● **What the exercise asks**
Could the lines from the start of the data through the line with "ax.set_ylim(0, 4)" be set down exactly, with no pictures among them?

* begin *

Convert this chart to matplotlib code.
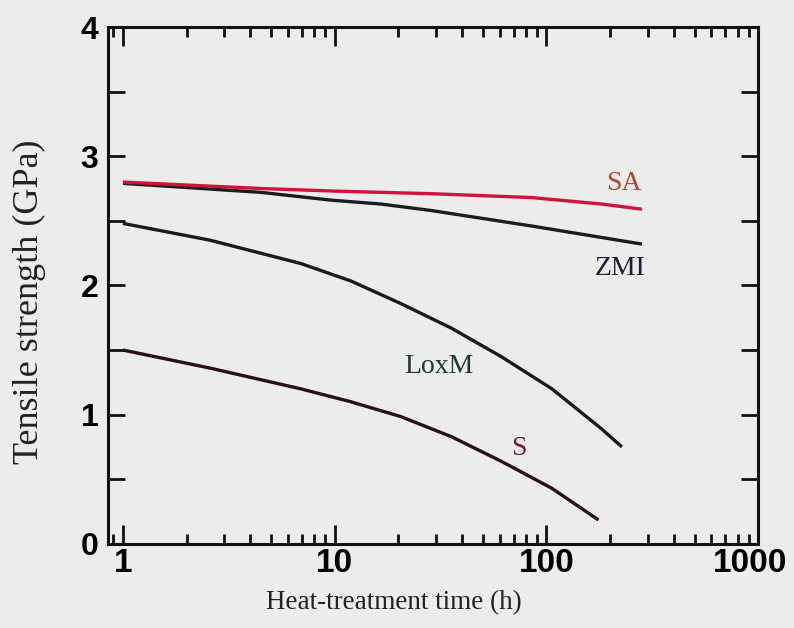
import numpy as np
import matplotlib.pyplot as plt
import matplotlib.transforms as mtransforms
from matplotlib.ticker import MultipleLocator, LogLocator, FixedLocator, NullFormatter

# values (time in h, strength in GPa)
sa_t = [1, 4.5, 10, 28.5, 85, 182, 282]
sa_s = [2.80, 2.75, 2.73, 2.71, 2.68, 2.63, 2.59]

zmi_t = [1, 4.5, 9.6, 16.5, 28.5, 85, 282]
zmi_s = [2.79, 2.72, 2.66, 2.63, 2.58, 2.46, 2.32]

loxm_t = [1, 2.58, 6.9, 11.9, 20.5, 35.5, 61, 106, 182, 227]
loxm_s = [2.48, 2.35, 2.17, 2.035, 1.86, 1.67, 1.45, 1.20, 0.89, 0.75]

s_t = [1, 2.58, 6.9, 11.9, 20.5, 35.5, 61, 106, 176]
s_s = [1.50, 1.36, 1.20, 1.10, 0.985, 0.83, 0.64, 0.43, 0.185]

x_ticks = [1, 10, 100, 1000]
x_ticklabels = ['1', '10', '100', '1000']
y_ticks = [0, 1, 2, 3, 4]

bg = '#ececec'
fig = plt.figure(figsize=(7.94, 6.28), dpi=100, facecolor=bg)
ax = fig.add_axes([0.136, 0.134, 0.819, 0.823], facecolor=bg)

ax.plot(zmi_t, zmi_s, color='#1b1b22', lw=2.4, solid_capstyle='butt', solid_joinstyle='round')
ax.plot(sa_t, sa_s, color='#d0123c', lw=2.4, solid_capstyle='butt', solid_joinstyle='round')
ax.plot(loxm_t, loxm_s, color='#1a1a1a', lw=2.4, solid_capstyle='butt', solid_joinstyle='round')
ax.plot(s_t, s_s, color='#2a0f16', lw=2.4, solid_capstyle='butt', solid_joinstyle='round')

serif = ['Liberation Serif', 'DejaVu Serif']
ax.text(232, 2.79, 'SA', color='#b5402e', fontsize=20, family=serif, ha='center', va='center')
ax.text(222, 2.13, 'ZMI', color='#1c1f38', fontsize=20, family=serif, ha='center', va='center')
ax.text(31, 1.37, 'LoxM', color='#1e3a2c', fontsize=20, family=serif, ha='center', va='center')
ax.text(74, 0.74, 'S', color='#7a1838', fontsize=20, family=serif, ha='center', va='center')

ax.set_xscale('log')
ax.set_xlim(0.85, 1000)
ax.set_ylim(0, 4)

ax.xaxis.set_major_locator(FixedLocator(x_ticks))
ax.set_xticklabels(x_ticklabels)
ax.xaxis.set_minor_locator(LogLocator(base=10, subs=np.arange(2, 10)))
ax.xaxis.set_minor_formatter(NullFormatter())
ax.yaxis.set_major_locator(FixedLocator(y_ticks))
ax.yaxis.set_minor_locator(MultipleLocator(0.5))

ax.tick_params(which='both', direction='in', top=True, right=True, width=2, color='#111111')
ax.tick_params(axis='x', which='major', length=14, pad=3)
ax.tick_params(axis='x', which='minor', length=7)
ax.tick_params(axis='y', which='both', length=12, pad=7)

for lab in ax.get_xticklabels():
    lab.set_fontfamily(['Liberation Sans', 'DejaVu Sans'])
    lab.set_fontweight('bold')
    lab.set_fontsize(24)
for lab in ax.get_yticklabels():
    lab.set_fontfamily(['Liberation Sans', 'DejaVu Sans'])
    lab.set_fontweight('bold')
    lab.set_fontsize(23)

# nudge the "1000" label left so it stays inside the figure, as in the reference
last = ax.get_xticklabels()[-1]
last.set_transform(last.get_transform() + mtransforms.ScaledTranslation(-8 / 100, 0, fig.dpi_scale_trans))

for sp in ax.spines.values():
    sp.set_linewidth(2.2)
    sp.set_color('#111111')

ax.set_xlabel('Heat-treatment time (h)', fontsize=19.5, family=serif, color='#222222')
ax.xaxis.set_label_coords(0.44, -0.09)
ax.set_ylabel('Tensile strength (GPa)', fontsize=26, family=serif, color='#222222')
ax.yaxis.set_label_coords(-0.095, 0.468)

fig.savefig('out.png', dpi=100, facecolor=bg)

* end *

● **Correct response**
Convert this chart to matplotlib code.
import numpy as np
import matplotlib.pyplot as plt
import matplotlib.transforms as mtransforms
from matplotlib.ticker import MultipleLocator, LogLocator, FixedLocator, NullFormatter

# values (time in h, strength in GPa)
sa_t = [1, 4.5, 10, 28.5, 85, 182, 282]
sa_s = [2.80, 2.75, 2.73, 2.71, 2.68, 2.63, 2.59]

zmi_t = [1, 4.5, 9.6, 16.5, 28.5, 85, 282]
zmi_s = [2.79, 2.72, 2.66, 2.63, 2.58, 2.46, 2.32]

loxm_t = [1, 2.58, 6.9, 11.9, 20.5, 35.5, 61, 106, 182, 227]
loxm_s = [2.48, 2.35, 2.17, 2.035, 1.86, 1.67, 1.45, 1.20, 0.89, 0.75]

s_t = [1, 2.58, 6.9, 11.9, 20.5, 35.5, 61, 106, 176]
s_s = [1.50, 1.36, 1.20, 1.10, 0.985, 0.83, 0.64, 0.43, 0.185]

x_ticks = [1, 10, 100, 1000]
x_ticklabels = ['1', '10', '100', '1000']
y_ticks = [0, 1, 2, 3, 4]

bg = '#ececec'
fig = plt.figure(figsize=(7.94, 6.28), dpi=100, facecolor=bg)
ax = fig.add_axes([0.136, 0.134, 0.819, 0.823], facecolor=bg)

ax.plot(zmi_t, zmi_s, color='#1b1b22', lw=2.4, solid_capstyle='butt', solid_joinstyle='round')
ax.plot(sa_t, sa_s, color='#d0123c', lw=2.4, solid_capstyle='butt', solid_joinstyle='round')
ax.plot(loxm_t, loxm_s, color='#1a1a1a', lw=2.4, solid_capstyle='butt', solid_joinstyle='round')
ax.plot(s_t, s_s, color='#2a0f16', lw=2.4, solid_capstyle='butt', solid_joinstyle='round')

serif = ['Liberation Serif', 'DejaVu Serif']
ax.text(232, 2.79, 'SA', color='#b5402e', fontsize=20, family=serif, ha='center', va='center')
ax.text(222, 2.13, 'ZMI', color='#1c1f38', fontsize=20, family=serif, ha='center', va='center')
ax.text(31, 1.37, 'LoxM', color='#1e3a2c', fontsize=20, family=serif, ha='center', va='center')
ax.text(74, 0.74, 'S', color='#7a1838', fontsize=20, family=serif, ha='center', va='center')

ax.set_xscale('log')
ax.set_xlim(0.85, 1000)
ax.set_ylim(0, 4)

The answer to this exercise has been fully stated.